Some banks have been advised not to lend against Universal Credit, says MP

Written by Peter Cary

Some banks have been told not to lend money to anyone claiming Universal Credit, an SNP MP has claimed.

Philippa Whitford added that claimants looking for loans could be driven "into the hands of payday lenders and loan sharks" if they cannot get the funds from other sources.

She made the comments as she outlined draft legislation that would overhaul the Universal Credit system.

"Some banks have been advised by their risk departments not to lend against Universal Credit at all," Ms Whitford (pictured) told MPs.

"Many working people will now be receiving tax credits through Universal Credit, and this income may not be counted towards getting a mortgage.

"Those who are looking for loans may also be refused and this could drive them into the hands of payday lenders and loan sharks."
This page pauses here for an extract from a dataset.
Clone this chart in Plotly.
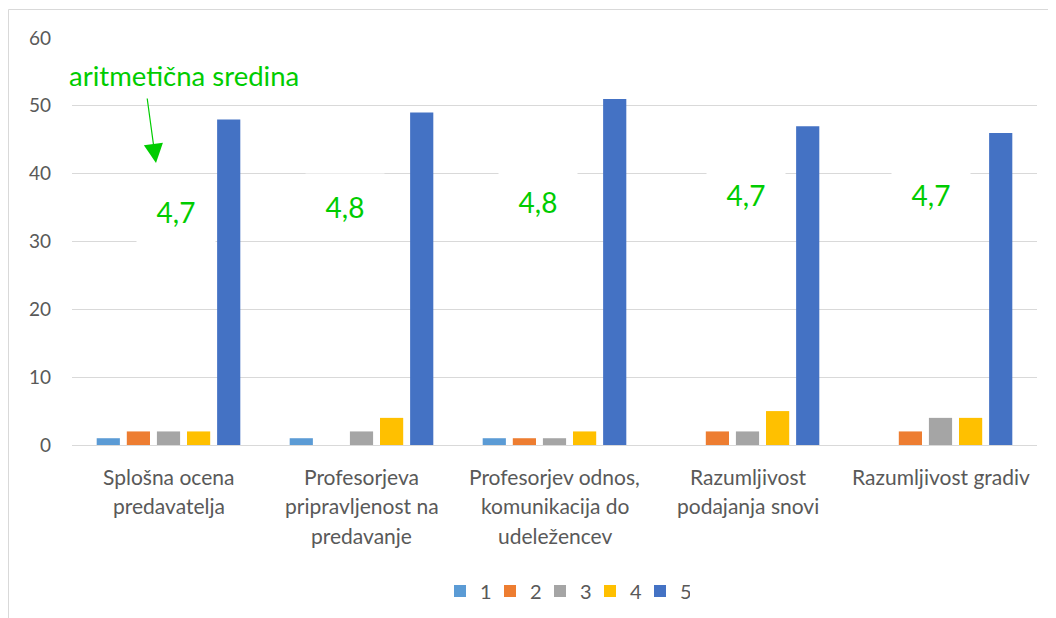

The Central Ayrshire MP was introducing her Universal Credit (Application, Advice and Assistance) Bill via a 10-minute rule motion.

She said the maximum waiting time to receive Universal Credit should be a month, and the rollout should be paused if the Department for Work and Pensions could not deliver this.

Ms Whitford added that claimants should automatically have 12 months to pay back any advance payments they receive before they get their first claim.

"This Bill would propose that the Government follows the options that will be available from the Scottish government, in the form of twice monthly and direct landlord payments," she said.

"Claimants shouldn't have to jump through hoops for these. They should simply be options to be chosen."

She also called for separate payments to individuals rather than to one person per household, citing fears over domestic abuse and financial control.

"It's quite Victorian to go back to the idea of the breadwinner," she said.

"No woman should have to choose between poverty and abuse."

Ms Whitford went on to say: "I call on the minister to listen to the charities, to local authorities and to MPs right across this House.

"It's important that they recognise Universal Credit is flawed. They need to fix it now."

She was given permission to bring in the Bill and asked for it to be given a second reading on March 16.

It is unlikely to become law in its current form without Government support or sufficient parliamentary time.